Na sua última cobertura, em julho de 1937, ela acompanhou uma das batalhas mais sangrentas daquela guerra, em Brunete. Os negativos desse episódio são tremidos ou borrados, talvez por causa da intensidade da luta. Na foto de um menino vestindo uniforme grande demais para o seu tamanho, Gerda demonstrou quanto os republicanos precisavam de mais soldados. Na tentativa de recuperar o controle de Madri, 25 mil deles foram mortos. Gerda morreu lá, quando tentava escapar dos nacionalistas.
Capa seguiu cobrindo a guerra na Espanha até janeiro de 1939. Em diversas batalhas ele tinha Hemingway como companheiro e a mostra exibe várias fotos do escritor feitas por ele. Os dois, mais o repórter do New York Times Herbert Matthews, entraram em Teruel, entre Madri e Valência, com as primeiras forças legalistas que a retomaram dos nacionalistas sob uma tempestade de neve, em janeiro de 1937. Em novembro de 1938, Capa também estava entre os republicanos numa das últimas vitórias deles, a batalha do Rio Segre, em Aragón. Mas nove dias após, com o Exército liderado por Franco na ofensiva para conquistar a Catalunha, eles tiveram de abandonar a posição. Nas fotos dessa batalha, que compõem o maior e mais dramático ensaio fotográfico feito na Espanha, entre corpos abandonados, crianças feridas ou velhos carregando o que podiam e deixando a cidade em busca de refúgio, Capa levou os leitores a um front de guerra de maneira que ninguém tinha visto antes.

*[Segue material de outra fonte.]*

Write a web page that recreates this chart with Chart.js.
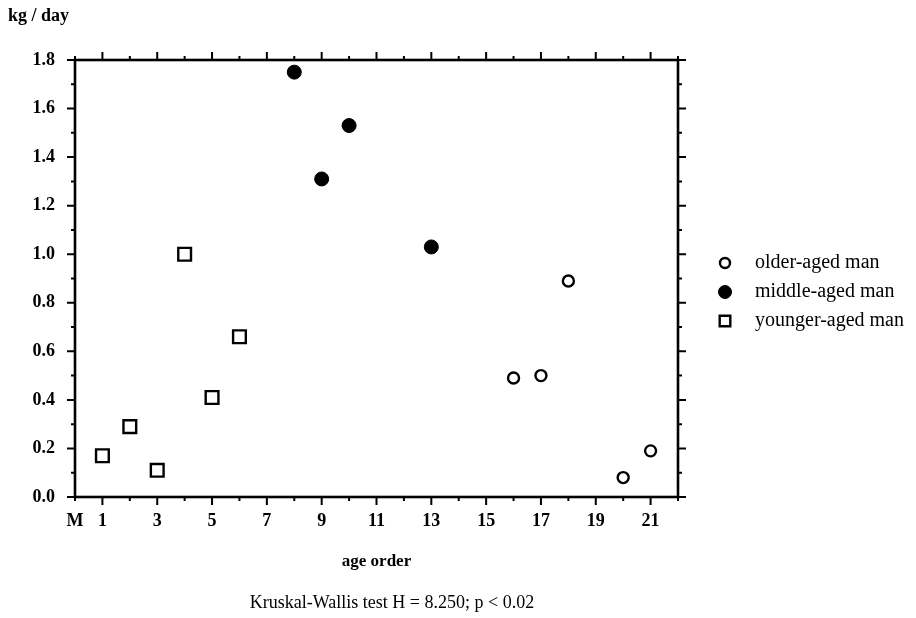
<!DOCTYPE html>
<html lang="en">
<head>
<meta charset="UTF-8" />
<title>kg / day by age order</title>
<script src="https://cdn.jsdelivr.net/npm/chart.js"></script>
<style>
  html, body { margin: 0; padding: 0; background: #fff; }
  .chart-box { width: 916px; height: 618px; position: relative; }
</style>
</head>
<body>
<div class="chart-box"><canvas id="ageChart"></canvas></div>
<script>
  // age order (x) and kg/day (y), one pair of arrays per group
  const olderOrder = [16, 17, 18, 20, 21];
  const olderKg = [0.49, 0.50, 0.89, 0.08, 0.19];
  const middleOrder = [8, 9, 10, 13];
  const middleKg = [1.75, 1.31, 1.53, 1.03];
  const youngerOrder = [1, 2, 3, 4, 5, 6];
  const youngerKg = [0.17, 0.29, 0.11, 1.00, 0.41, 0.66];

  const groupNames = ['older-aged man', 'middle-aged man', 'younger-aged man'];
  // label for each x value 0..22 (evens left blank)
  const xTickText = ['M', '1', '', '3', '', '5', '', '7', '', '9', '', '11', '',
                     '13', '', '15', '', '17', '', '19', '', '21', ''];

  const serif = '"Liberation Serif", "Times New Roman", serif';
  Chart.defaults.font.family = serif;
  Chart.defaults.color = '#000';

  const toPoints = (xs, ys) => xs.map((v, i) => ({ x: v, y: ys[i] }));

  // frame, outward tick marks (major + minor) and the legend on the right
  const frameTicks = {
    id: 'frameTicks',
    afterDraw(chart) {
      const { ctx, chartArea: a, scales: { x, y } } = chart;
      ctx.save();
      ctx.strokeStyle = '#000';
      ctx.lineWidth = 2.6;
      ctx.strokeRect(a.left, a.top, a.right - a.left, a.bottom - a.top);

      ctx.lineWidth = 2;
      ctx.beginPath();
      for (let v = 0; v <= 22; v++) {
        const px = x.getPixelForValue(v);
        const len = v % 2 ? 8 : 4;
        ctx.moveTo(px, a.bottom); ctx.lineTo(px, a.bottom + len);
        ctx.moveTo(px, a.top); ctx.lineTo(px, a.top - len);
      }
      for (let i = 0; i <= 18; i++) {
        const py = y.getPixelForValue(i / 10);
        const len = i % 2 ? 4 : 8;
        ctx.moveTo(a.left, py); ctx.lineTo(a.left - len, py);
        ctx.moveTo(a.right, py); ctx.lineTo(a.right + len, py);
      }
      ctx.stroke();

      // legend
      const rows = [263, 292, 321];
      const legendRadius = [5, 6.5, 7.5];
      ctx.font = '20px ' + serif;
      ctx.textBaseline = 'middle';
      ctx.textAlign = 'left';
      chart.data.datasets.forEach((ds, i) => {
        ctx.fillStyle = ds.backgroundColor;
        ctx.strokeStyle = ds.borderColor;
        ctx.lineWidth = ds.borderWidth;
        Chart.helpers.drawPoint(ctx, {
          pointStyle: ds.pointStyle, radius: legendRadius[i],
          borderWidth: ds.borderWidth, rotation: 0
        }, 725, rows[i]);
        ctx.fillStyle = '#000';
        ctx.fillText(groupNames[i], 755, rows[i]);
      });
      ctx.restore();
    }
  };

  new Chart(document.getElementById('ageChart'), {
    type: 'scatter',
    data: {
      datasets: [
        {
          label: groupNames[0],
          data: toPoints(olderOrder, olderKg),
          pointStyle: 'circle', pointRadius: 5.5, pointHoverRadius: 5.5,
          backgroundColor: '#fff', borderColor: '#000', borderWidth: 2.4
        },
        {
          label: groupNames[1],
          data: toPoints(middleOrder, middleKg),
          pointStyle: 'circle', pointRadius: 7, pointHoverRadius: 7,
          backgroundColor: '#000', borderColor: '#000', borderWidth: 1
        },
        {
          label: groupNames[2],
          data: toPoints(youngerOrder, youngerKg),
          pointStyle: 'rect', pointRadius: 9, pointHoverRadius: 9,
          backgroundColor: '#fff', borderColor: '#000', borderWidth: 2.4
        }
      ]
    },
    options: {
      responsive: true,
      maintainAspectRatio: false,
      animation: false,
      events: [],
      layout: { padding: { left: 8, right: 140, top: 0, bottom: 0 } },
      plugins: {
        legend: { display: false },
        tooltip: { enabled: false },
        title: {
          display: true,
          text: 'kg / day',
          align: 'start',
          font: { size: 18, weight: 'bold' },
          padding: { top: 6, bottom: 32.4 }
        },
        subtitle: {
          display: true,
          text: 'Kruskal-Wallis test H = 8.250; p < 0.02',
          position: 'bottom',
          font: { size: 18 },
          padding: { top: 12.2, bottom: 4.2 }
        }
      },
      scales: {
        x: {
          type: 'linear',
          min: 0, max: 22,
          grid: { display: false, drawTicks: false },
          border: { display: false },
          ticks: {
            stepSize: 1, autoSkip: false, maxRotation: 0, padding: 14,
            font: { size: 18, weight: 'bold' },
            callback: v => xTickText[v] ?? ''
          },
          title: {
            display: true, text: 'age order',
            font: { size: 17, weight: 'bold' },
            padding: { top: 0, bottom: 8 }
          },
          afterFit: s => { s.height = 83; }
        },
        y: {
          min: 0, max: 1.8,
          grid: { display: false, drawTicks: false },
          border: { display: false },
          ticks: {
            stepSize: 0.2, autoSkip: false, padding: 20,
            font: { size: 18, weight: 'bold' },
            callback: v => v.toFixed(1)
          },
          afterFit: s => { s.width = 67; }
        },
        yRight: {
          position: 'right',
          min: 0, max: 1.8,
          grid: { display: false, drawTicks: false },
          border: { display: false },
          ticks: { display: false },
          afterFit: s => { s.width = 98; }
        }
      }
    },
    plugins: [frameTicks]
  });
</script>
</body>
</html>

Ele voltou a Paris em 28 de janeiro de 1939, quando ficou evidente que o Exército nacionalista tomaria o poder na Espanha. Mesmo após passar a fronteira, continuou cobrindo resultados da guerra, acompanhando a situação dos cerca de 400 mil espanhóis que fugiram para o sul da França. Em campos de confinamento, Capa fotografou o fim daqueles republicanos sob tendas improvisadas e olhares assustados diante de soldados senegaleses contratados para vigiá-los como prisioneiros.